GIVEN REQUEST — Copy all of the material exactly. Pictures are not to appear in the copy.

EXERCISE INPUT —
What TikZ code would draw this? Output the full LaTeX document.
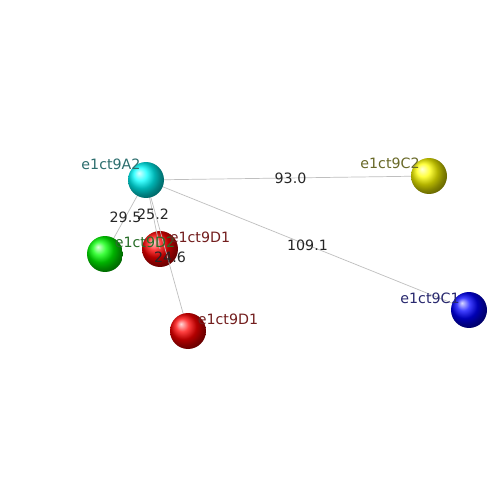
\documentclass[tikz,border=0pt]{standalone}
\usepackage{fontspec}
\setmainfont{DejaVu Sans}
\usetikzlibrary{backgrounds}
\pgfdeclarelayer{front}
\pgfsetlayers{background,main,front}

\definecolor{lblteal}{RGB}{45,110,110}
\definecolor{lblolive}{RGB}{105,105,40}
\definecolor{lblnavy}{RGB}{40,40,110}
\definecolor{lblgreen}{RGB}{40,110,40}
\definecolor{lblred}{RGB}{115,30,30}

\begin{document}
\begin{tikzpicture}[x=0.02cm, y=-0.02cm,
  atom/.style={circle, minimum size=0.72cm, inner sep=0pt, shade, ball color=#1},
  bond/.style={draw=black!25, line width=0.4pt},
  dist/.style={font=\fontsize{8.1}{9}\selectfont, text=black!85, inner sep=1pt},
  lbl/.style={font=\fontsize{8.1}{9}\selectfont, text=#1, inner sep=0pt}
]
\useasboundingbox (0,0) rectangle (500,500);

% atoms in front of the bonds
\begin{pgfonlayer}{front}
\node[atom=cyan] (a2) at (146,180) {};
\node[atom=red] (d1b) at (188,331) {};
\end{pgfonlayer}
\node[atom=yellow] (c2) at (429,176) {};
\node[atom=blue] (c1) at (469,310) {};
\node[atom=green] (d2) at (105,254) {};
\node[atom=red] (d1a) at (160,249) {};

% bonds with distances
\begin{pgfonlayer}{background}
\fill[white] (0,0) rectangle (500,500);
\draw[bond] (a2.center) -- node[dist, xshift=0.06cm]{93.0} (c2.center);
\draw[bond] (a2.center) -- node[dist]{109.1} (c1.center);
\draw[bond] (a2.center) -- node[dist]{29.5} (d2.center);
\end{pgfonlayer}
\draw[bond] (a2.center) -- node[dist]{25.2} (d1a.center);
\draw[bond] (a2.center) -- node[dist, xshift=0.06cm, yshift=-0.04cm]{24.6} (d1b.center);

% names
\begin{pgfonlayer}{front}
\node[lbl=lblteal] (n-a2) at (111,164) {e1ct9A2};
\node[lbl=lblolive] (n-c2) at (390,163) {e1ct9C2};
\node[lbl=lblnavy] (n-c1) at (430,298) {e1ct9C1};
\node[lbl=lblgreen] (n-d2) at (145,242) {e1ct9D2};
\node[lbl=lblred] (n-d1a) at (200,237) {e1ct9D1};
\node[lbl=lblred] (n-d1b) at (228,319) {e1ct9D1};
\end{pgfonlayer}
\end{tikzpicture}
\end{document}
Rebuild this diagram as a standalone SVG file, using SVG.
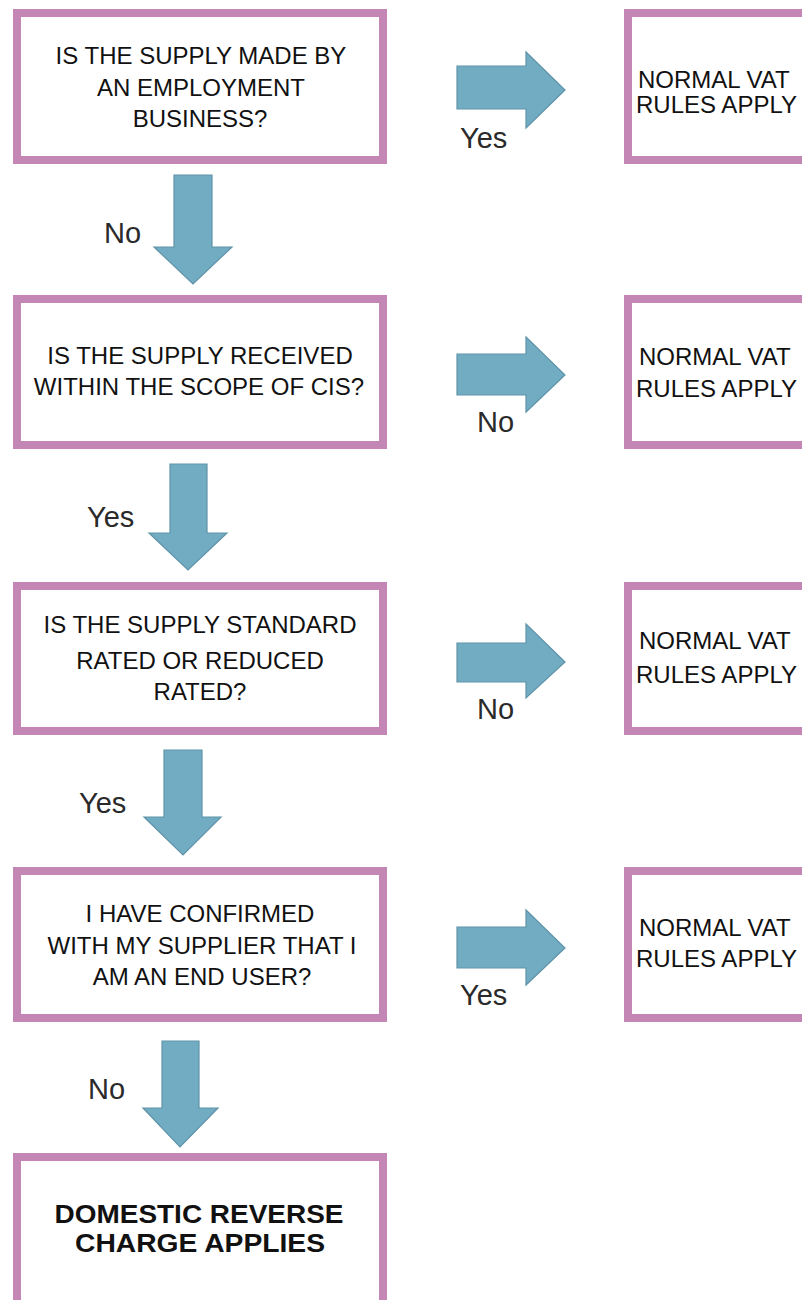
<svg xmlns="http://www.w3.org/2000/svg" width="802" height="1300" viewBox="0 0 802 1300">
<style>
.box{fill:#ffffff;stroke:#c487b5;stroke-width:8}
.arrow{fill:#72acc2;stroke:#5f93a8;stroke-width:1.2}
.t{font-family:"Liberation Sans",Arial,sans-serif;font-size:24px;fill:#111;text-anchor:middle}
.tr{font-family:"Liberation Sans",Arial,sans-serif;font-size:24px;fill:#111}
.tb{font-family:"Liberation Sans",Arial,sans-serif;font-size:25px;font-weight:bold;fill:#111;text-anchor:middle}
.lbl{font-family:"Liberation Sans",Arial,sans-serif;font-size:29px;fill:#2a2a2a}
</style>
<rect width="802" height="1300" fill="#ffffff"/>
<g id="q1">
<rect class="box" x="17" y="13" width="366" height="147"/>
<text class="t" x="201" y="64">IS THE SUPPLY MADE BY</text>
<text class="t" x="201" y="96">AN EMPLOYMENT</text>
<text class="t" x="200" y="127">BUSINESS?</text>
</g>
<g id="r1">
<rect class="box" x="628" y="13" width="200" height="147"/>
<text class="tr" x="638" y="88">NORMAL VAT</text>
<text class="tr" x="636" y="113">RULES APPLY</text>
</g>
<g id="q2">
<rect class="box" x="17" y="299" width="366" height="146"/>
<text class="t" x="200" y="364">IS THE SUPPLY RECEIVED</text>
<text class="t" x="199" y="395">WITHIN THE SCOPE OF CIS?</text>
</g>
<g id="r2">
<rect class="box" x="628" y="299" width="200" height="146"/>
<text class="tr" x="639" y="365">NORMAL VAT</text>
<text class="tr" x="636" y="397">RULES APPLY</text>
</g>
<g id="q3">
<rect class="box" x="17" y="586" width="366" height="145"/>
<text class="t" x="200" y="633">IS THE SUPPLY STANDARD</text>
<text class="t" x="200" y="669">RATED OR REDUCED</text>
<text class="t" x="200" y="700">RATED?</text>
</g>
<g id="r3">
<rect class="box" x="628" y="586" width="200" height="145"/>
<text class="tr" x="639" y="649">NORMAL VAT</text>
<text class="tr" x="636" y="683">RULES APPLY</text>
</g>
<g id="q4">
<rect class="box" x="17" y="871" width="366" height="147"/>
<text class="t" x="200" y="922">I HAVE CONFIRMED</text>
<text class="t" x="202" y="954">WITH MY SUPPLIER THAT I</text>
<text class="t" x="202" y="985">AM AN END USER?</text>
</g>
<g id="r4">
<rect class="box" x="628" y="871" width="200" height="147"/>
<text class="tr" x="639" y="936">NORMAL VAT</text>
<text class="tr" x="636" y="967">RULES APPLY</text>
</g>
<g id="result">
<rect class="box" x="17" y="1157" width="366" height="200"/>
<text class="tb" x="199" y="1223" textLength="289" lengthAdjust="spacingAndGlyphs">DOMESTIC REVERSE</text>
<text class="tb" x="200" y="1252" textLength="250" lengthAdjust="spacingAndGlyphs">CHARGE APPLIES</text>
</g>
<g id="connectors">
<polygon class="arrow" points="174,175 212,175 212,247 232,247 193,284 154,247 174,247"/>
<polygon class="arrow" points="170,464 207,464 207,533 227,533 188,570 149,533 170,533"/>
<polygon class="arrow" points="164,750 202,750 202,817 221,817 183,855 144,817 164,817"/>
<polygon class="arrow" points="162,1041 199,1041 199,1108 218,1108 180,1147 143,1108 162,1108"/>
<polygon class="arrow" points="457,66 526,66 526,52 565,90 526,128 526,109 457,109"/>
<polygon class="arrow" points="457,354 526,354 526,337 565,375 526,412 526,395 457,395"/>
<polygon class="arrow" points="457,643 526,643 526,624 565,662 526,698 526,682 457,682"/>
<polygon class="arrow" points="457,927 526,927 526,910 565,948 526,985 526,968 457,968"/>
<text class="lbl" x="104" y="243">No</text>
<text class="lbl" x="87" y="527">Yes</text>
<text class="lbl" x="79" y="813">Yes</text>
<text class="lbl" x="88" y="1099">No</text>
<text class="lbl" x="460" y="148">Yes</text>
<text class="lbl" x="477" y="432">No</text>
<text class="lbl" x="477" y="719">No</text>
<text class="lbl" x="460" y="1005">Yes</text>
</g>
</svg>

TASK RESULT —
What TikZ code would draw this? Output the full LaTeX document.
\documentclass[tikz,border=0pt]{standalone}
\usepackage{fontspec}
\setmainfont{DejaVu Sans}
\usetikzlibrary{backgrounds}
\pgfdeclarelayer{front}
\pgfsetlayers{background,main,front}

\definecolor{lblteal}{RGB}{45,110,110}
\definecolor{lblolive}{RGB}{105,105,40}
\definecolor{lblnavy}{RGB}{40,40,110}
\definecolor{lblgreen}{RGB}{40,110,40}
\definecolor{lblred}{RGB}{115,30,30}

\begin{document}
\begin{tikzpicture}[x=0.02cm, y=-0.02cm,
  atom/.style={circle, minimum size=0.72cm, inner sep=0pt, shade, ball color=#1},
  bond/.style={draw=black!25, line width=0.4pt},
  dist/.style={font=\fontsize{8.1}{9}\selectfont, text=black!85, inner sep=1pt},
  lbl/.style={font=\fontsize{8.1}{9}\selectfont, text=#1, inner sep=0pt}
]
\useasboundingbox (0,0) rectangle (500,500);

% atoms in front of the bonds
\begin{pgfonlayer}{front}
\node[atom=cyan] (a2) at (146,180) {};
\node[atom=red] (d1b) at (188,331) {};
\end{pgfonlayer}
\node[atom=yellow] (c2) at (429,176) {};
\node[atom=blue] (c1) at (469,310) {};
\node[atom=green] (d2) at (105,254) {};
\node[atom=red] (d1a) at (160,249) {};

% bonds with distances
\begin{pgfonlayer}{background}
\fill[white] (0,0) rectangle (500,500);
\draw[bond] (a2.center) -- node[dist, xshift=0.06cm]{93.0} (c2.center);
\draw[bond] (a2.center) -- node[dist]{109.1} (c1.center);
\draw[bond] (a2.center) -- node[dist]{29.5} (d2.center);
\end{pgfonlayer}
\draw[bond] (a2.center) -- node[dist]{25.2} (d1a.center);
\draw[bond] (a2.center) -- node[dist, xshift=0.06cm, yshift=-0.04cm]{24.6} (d1b.center);

% names
\begin{pgfonlayer}{front}
\node[lbl=lblteal] (n-a2) at (111,164) {e1ct9A2};
\node[lbl=lblolive] (n-c2) at (390,163) {e1ct9C2};
\node[lbl=lblnavy] (n-c1) at (430,298) {e1ct9C1};
\node[lbl=lblgreen] (n-d2) at (145,242) {e1ct9D2};
\node[lbl=lblred] (n-d1a) at (200,237) {e1ct9D1};
\node[lbl=lblred] (n-d1b) at (228,319) {e1ct9D1};
\end{pgfonlayer}
\end{tikzpicture}
\end{document}
Rebuild this diagram as a standalone SVG file, using SVG.
<svg xmlns="http://www.w3.org/2000/svg" width="802" height="1300" viewBox="0 0 802 1300">
<style>
.box{fill:#ffffff;stroke:#c487b5;stroke-width:8}
.arrow{fill:#72acc2;stroke:#5f93a8;stroke-width:1.2}
.t{font-family:"Liberation Sans",Arial,sans-serif;font-size:24px;fill:#111;text-anchor:middle}
.tr{font-family:"Liberation Sans",Arial,sans-serif;font-size:24px;fill:#111}
.tb{font-family:"Liberation Sans",Arial,sans-serif;font-size:25px;font-weight:bold;fill:#111;text-anchor:middle}
.lbl{font-family:"Liberation Sans",Arial,sans-serif;font-size:29px;fill:#2a2a2a}
</style>
<rect width="802" height="1300" fill="#ffffff"/>
<g id="q1">
<rect class="box" x="17" y="13" width="366" height="147"/>
<text class="t" x="201" y="64">IS THE SUPPLY MADE BY</text>
<text class="t" x="201" y="96">AN EMPLOYMENT</text>
<text class="t" x="200" y="127">BUSINESS?</text>
</g>
<g id="r1">
<rect class="box" x="628" y="13" width="200" height="147"/>
<text class="tr" x="638" y="88">NORMAL VAT</text>
<text class="tr" x="636" y="113">RULES APPLY</text>
</g>
<g id="q2">
<rect class="box" x="17" y="299" width="366" height="146"/>
<text class="t" x="200" y="364">IS THE SUPPLY RECEIVED</text>
<text class="t" x="199" y="395">WITHIN THE SCOPE OF CIS?</text>
</g>
<g id="r2">
<rect class="box" x="628" y="299" width="200" height="146"/>
<text class="tr" x="639" y="365">NORMAL VAT</text>
<text class="tr" x="636" y="397">RULES APPLY</text>
</g>
<g id="q3">
<rect class="box" x="17" y="586" width="366" height="145"/>
<text class="t" x="200" y="633">IS THE SUPPLY STANDARD</text>
<text class="t" x="200" y="669">RATED OR REDUCED</text>
<text class="t" x="200" y="700">RATED?</text>
</g>
<g id="r3">
<rect class="box" x="628" y="586" width="200" height="145"/>
<text class="tr" x="639" y="649">NORMAL VAT</text>
<text class="tr" x="636" y="683">RULES APPLY</text>
</g>
<g id="q4">
<rect class="box" x="17" y="871" width="366" height="147"/>
<text class="t" x="200" y="922">I HAVE CONFIRMED</text>
<text class="t" x="202" y="954">WITH MY SUPPLIER THAT I</text>
<text class="t" x="202" y="985">AM AN END USER?</text>
</g>
<g id="r4">
<rect class="box" x="628" y="871" width="200" height="147"/>
<text class="tr" x="639" y="936">NORMAL VAT</text>
<text class="tr" x="636" y="967">RULES APPLY</text>
</g>
<g id="result">
<rect class="box" x="17" y="1157" width="366" height="200"/>
<text class="tb" x="199" y="1223" textLength="289" lengthAdjust="spacingAndGlyphs">DOMESTIC REVERSE</text>
<text class="tb" x="200" y="1252" textLength="250" lengthAdjust="spacingAndGlyphs">CHARGE APPLIES</text>
</g>
<g id="connectors">
<polygon class="arrow" points="174,175 212,175 212,247 232,247 193,284 154,247 174,247"/>
<polygon class="arrow" points="170,464 207,464 207,533 227,533 188,570 149,533 170,533"/>
<polygon class="arrow" points="164,750 202,750 202,817 221,817 183,855 144,817 164,817"/>
<polygon class="arrow" points="162,1041 199,1041 199,1108 218,1108 180,1147 143,1108 162,1108"/>
<polygon class="arrow" points="457,66 526,66 526,52 565,90 526,128 526,109 457,109"/>
<polygon class="arrow" points="457,354 526,354 526,337 565,375 526,412 526,395 457,395"/>
<polygon class="arrow" points="457,643 526,643 526,624 565,662 526,698 526,682 457,682"/>
<polygon class="arrow" points="457,927 526,927 526,910 565,948 526,985 526,968 457,968"/>
<text class="lbl" x="104" y="243">No</text>
<text class="lbl" x="87" y="527">Yes</text>
<text class="lbl" x="79" y="813">Yes</text>
<text class="lbl" x="88" y="1099">No</text>
<text class="lbl" x="460" y="148">Yes</text>
<text class="lbl" x="477" y="432">No</text>
<text class="lbl" x="477" y="719">No</text>
<text class="lbl" x="460" y="1005">Yes</text>
</g>
</svg>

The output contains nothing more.